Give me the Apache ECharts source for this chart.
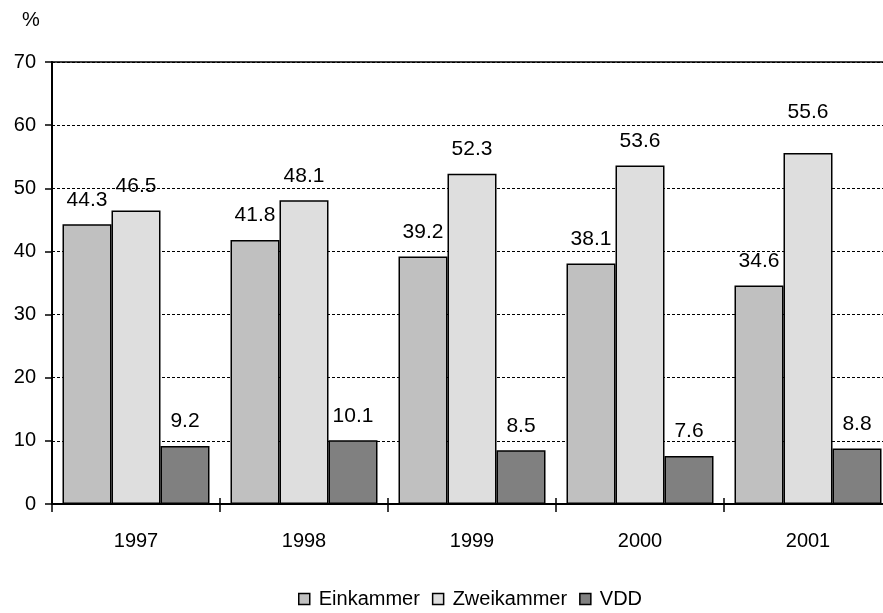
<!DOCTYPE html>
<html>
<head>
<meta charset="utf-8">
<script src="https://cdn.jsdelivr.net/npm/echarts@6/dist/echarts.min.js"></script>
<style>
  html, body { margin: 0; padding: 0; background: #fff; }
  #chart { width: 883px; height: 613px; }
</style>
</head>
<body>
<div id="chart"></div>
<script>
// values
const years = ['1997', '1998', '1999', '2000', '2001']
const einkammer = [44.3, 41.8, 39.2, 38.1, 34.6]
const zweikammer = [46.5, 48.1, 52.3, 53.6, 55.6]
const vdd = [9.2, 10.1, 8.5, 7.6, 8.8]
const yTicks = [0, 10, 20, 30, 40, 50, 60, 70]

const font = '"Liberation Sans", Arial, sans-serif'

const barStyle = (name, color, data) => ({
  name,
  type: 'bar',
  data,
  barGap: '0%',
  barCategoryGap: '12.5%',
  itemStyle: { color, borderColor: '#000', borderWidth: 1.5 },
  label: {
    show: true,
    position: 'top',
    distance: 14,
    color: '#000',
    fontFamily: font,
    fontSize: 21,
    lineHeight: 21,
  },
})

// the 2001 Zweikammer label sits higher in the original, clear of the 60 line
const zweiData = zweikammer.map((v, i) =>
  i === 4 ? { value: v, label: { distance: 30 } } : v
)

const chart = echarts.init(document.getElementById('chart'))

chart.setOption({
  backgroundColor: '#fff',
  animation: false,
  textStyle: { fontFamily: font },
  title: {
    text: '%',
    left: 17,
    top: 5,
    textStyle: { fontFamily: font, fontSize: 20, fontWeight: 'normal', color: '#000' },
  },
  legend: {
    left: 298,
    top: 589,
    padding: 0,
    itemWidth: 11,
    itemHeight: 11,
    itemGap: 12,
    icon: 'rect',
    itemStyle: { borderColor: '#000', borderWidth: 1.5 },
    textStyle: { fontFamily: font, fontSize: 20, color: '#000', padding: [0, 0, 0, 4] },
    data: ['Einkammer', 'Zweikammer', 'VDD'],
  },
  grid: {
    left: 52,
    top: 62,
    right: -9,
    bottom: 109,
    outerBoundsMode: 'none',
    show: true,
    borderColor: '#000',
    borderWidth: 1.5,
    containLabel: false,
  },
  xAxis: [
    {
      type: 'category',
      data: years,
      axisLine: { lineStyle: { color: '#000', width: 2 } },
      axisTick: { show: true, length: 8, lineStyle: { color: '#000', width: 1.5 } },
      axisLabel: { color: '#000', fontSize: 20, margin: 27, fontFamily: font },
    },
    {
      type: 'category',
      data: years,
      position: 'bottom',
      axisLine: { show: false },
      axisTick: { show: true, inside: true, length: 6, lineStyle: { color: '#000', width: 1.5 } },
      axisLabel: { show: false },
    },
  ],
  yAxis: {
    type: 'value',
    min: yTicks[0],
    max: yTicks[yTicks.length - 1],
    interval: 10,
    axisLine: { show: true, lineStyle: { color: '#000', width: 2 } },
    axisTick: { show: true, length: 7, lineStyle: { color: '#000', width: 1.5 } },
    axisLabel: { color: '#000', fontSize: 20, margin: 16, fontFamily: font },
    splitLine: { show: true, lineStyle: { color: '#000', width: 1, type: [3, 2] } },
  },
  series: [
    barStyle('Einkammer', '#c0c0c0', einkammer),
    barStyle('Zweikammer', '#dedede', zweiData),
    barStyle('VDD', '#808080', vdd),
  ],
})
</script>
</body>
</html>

================

* Work required *
Give back every line exactly as it stands, pictures excluded.

* Output of the task *
Give me the Apache ECharts source for this chart.
<!DOCTYPE html>
<html>
<head>
<meta charset="utf-8">
<script src="https://cdn.jsdelivr.net/npm/echarts@6/dist/echarts.min.js"></script>
<style>
  html, body { margin: 0; padding: 0; background: #fff; }
  #chart { width: 883px; height: 613px; }
</style>
</head>
<body>
<div id="chart"></div>
<script>
// values
const years = ['1997', '1998', '1999', '2000', '2001']
const einkammer = [44.3, 41.8, 39.2, 38.1, 34.6]
const zweikammer = [46.5, 48.1, 52.3, 53.6, 55.6]
const vdd = [9.2, 10.1, 8.5, 7.6, 8.8]
const yTicks = [0, 10, 20, 30, 40, 50, 60, 70]

const font = '"Liberation Sans", Arial, sans-serif'

const barStyle = (name, color, data) => ({
  name,
  type: 'bar',
  data,
  barGap: '0%',
  barCategoryGap: '12.5%',
  itemStyle: { color, borderColor: '#000', borderWidth: 1.5 },
  label: {
    show: true,
    position: 'top',
    distance: 14,
    color: '#000',
    fontFamily: font,
    fontSize: 21,
    lineHeight: 21,
  },
})

// the 2001 Zweikammer label sits higher in the original, clear of the 60 line
const zweiData = zweikammer.map((v, i) =>
  i === 4 ? { value: v, label: { distance: 30 } } : v
)

const chart = echarts.init(document.getElementById('chart'))

chart.setOption({
  backgroundColor: '#fff',
  animation: false,
  textStyle: { fontFamily: font },
  title: {
    text: '%',
    left: 17,
    top: 5,
    textStyle: { fontFamily: font, fontSize: 20, fontWeight: 'normal', color: '#000' },
  },
  legend: {
    left: 298,
    top: 589,
    padding: 0,
    itemWidth: 11,
    itemHeight: 11,
    itemGap: 12,
    icon: 'rect',
    itemStyle: { borderColor: '#000', borderWidth: 1.5 },
    textStyle: { fontFamily: font, fontSize: 20, color: '#000', padding: [0, 0, 0, 4] },
    data: ['Einkammer', 'Zweikammer', 'VDD'],
  },
  grid: {
    left: 52,
    top: 62,
    right: -9,
    bottom: 109,
    outerBoundsMode: 'none',
    show: true,
    borderColor: '#000',
    borderWidth: 1.5,
    containLabel: false,
  },
  xAxis: [
    {
      type: 'category',
      data: years,
      axisLine: { lineStyle: { color: '#000', width: 2 } },
      axisTick: { show: true, length: 8, lineStyle: { color: '#000', width: 1.5 } },
      axisLabel: { color: '#000', fontSize: 20, margin: 27, fontFamily: font },
    },
    {
      type: 'category',
      data: years,
      position: 'bottom',
      axisLine: { show: false },
      axisTick: { show: true, inside: true, length: 6, lineStyle: { color: '#000', width: 1.5 } },
      axisLabel: { show: false },
    },
  ],
  yAxis: {
    type: 'value',
    min: yTicks[0],
    max: yTicks[yTicks.length - 1],
    interval: 10,
    axisLine: { show: true, lineStyle: { color: '#000', width: 2 } },
    axisTick: { show: true, length: 7, lineStyle: { color: '#000', width: 1.5 } },
    axisLabel: { color: '#000', fontSize: 20, margin: 16, fontFamily: font },
    splitLine: { show: true, lineStyle: { color: '#000', width: 1, type: [3, 2] } },
  },
  series: [
    barStyle('Einkammer', '#c0c0c0', einkammer),
    barStyle('Zweikammer', '#dedede', zweiData),
    barStyle('VDD', '#808080', vdd),
  ],
})
</script>
</body>
</html>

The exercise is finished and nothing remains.